09 June 2009

measuring it with its own extravagence

In the midst of the serene world of mental illness, modern man no longer communicates with the madman: on the one hand is the man of reason, who delegates madness to the doctor, thereby authorising no relation other than through the abstract universality of illness; and on the other is the man of madness, who only communicates with the other through the intermediary of a reason that is no less abstract, which is order, physical and moral constraint, the anonymous pressure of the group, the demand for conformity. There is no common language: or rather, it no longer exists; the constitution of madness as mental illness, at the end of the eighteenth century, bears witness to a rupture in a dialogue, gives the separation as already enacted, and expels from the memory all those imperfect words, of no fixed syntax, spoken falteringly, in which the exchange between madness and reason was carried out. The language of psychiatry, which is a monologue by reason about madness, could only have come into existence in such a silence.
  ... The Greeks had a relation to a thing they called hubris. The relation was not solely one of condemnation: the existence of Thrasymachus [“Listen—I say that justice is nothing other than the advantage of the stronger”] or that of Callicles, is proof enough of that, even if their discourse comes down to us already enveloped in the reassuring dialectics of Socrates. But the Greek Logos had no opposite.
 European man, since the depths of the Middle Ages, has had a relation to a thing that is confusedly termed Madness, Dementia, or Unreason. It is perhaps to that obscure presence that Western Reason owes something of its depth, as with the threat of hubris [to] the sophrosyne of Socratic speechmakers. In any case, the Reason—Unreason relation constitutes for Western culture one of the dimensions of its originality: it accompanied it long before Hieronymous Bosch, and will follow it long after Nietzsche and Artaud.

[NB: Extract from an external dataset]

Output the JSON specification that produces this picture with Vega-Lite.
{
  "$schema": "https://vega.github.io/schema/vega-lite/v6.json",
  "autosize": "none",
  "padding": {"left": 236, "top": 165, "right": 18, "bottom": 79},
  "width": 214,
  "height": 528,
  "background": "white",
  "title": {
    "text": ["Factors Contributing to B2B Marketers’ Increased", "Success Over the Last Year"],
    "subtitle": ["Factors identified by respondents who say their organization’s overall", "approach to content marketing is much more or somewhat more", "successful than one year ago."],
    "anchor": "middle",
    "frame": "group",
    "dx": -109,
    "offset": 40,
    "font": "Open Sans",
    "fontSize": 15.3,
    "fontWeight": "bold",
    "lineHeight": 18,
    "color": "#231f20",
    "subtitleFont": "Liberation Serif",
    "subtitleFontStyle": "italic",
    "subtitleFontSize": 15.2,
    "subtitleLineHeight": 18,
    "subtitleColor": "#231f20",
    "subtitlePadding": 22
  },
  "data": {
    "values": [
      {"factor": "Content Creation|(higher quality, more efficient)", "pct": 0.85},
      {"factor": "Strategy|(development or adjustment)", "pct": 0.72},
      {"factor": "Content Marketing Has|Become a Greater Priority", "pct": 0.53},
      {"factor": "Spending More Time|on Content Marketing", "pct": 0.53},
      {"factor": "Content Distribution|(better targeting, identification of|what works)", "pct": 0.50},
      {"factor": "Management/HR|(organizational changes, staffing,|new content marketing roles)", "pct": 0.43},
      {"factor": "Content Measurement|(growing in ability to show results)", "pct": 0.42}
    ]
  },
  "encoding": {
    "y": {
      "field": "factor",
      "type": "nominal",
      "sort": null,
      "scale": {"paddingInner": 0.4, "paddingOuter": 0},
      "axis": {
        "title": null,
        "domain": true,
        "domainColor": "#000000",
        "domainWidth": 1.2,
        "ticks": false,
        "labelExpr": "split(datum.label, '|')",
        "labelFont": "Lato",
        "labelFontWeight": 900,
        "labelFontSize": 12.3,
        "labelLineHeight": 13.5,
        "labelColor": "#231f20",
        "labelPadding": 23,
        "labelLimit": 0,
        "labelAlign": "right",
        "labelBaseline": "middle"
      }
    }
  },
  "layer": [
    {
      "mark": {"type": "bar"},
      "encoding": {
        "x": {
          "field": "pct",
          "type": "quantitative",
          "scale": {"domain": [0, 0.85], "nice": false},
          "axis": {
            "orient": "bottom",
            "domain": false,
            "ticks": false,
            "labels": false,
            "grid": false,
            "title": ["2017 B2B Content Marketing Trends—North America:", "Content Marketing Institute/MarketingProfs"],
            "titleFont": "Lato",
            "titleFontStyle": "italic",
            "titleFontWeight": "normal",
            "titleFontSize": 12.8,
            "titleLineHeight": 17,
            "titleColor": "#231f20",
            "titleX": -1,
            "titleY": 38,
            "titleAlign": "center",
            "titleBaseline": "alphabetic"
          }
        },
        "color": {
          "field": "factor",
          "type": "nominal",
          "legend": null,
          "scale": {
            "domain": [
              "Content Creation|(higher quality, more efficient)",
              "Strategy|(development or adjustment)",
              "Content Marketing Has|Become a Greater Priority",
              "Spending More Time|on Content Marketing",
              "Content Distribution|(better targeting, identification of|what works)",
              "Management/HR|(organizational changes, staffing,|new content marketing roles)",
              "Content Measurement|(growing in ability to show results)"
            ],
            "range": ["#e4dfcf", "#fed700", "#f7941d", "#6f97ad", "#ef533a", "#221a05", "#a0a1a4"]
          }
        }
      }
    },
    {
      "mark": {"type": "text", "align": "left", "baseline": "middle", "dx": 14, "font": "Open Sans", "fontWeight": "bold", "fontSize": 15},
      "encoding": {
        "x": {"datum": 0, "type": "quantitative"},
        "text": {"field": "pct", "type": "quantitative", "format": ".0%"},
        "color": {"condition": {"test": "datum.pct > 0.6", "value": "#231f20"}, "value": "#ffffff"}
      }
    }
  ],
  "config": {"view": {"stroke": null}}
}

 But what then is this confrontation below the language of reason? Where might this interrogation lead, following not reason ... but seeking to retrace in time this constant verticality [ie. of madness], which, the length of Western culture, confronts it with what it is not, measuring it with its own extravagance? Towards what region might it take us, which was neither the history of knowledge nor history plain and simple, which was commanded neither by the teleology of truth nor the rational concatenation of causes, which only have value or meaning beyond the division? A region, no doubt, where it would be a question more of the limits than of the identity of a culture.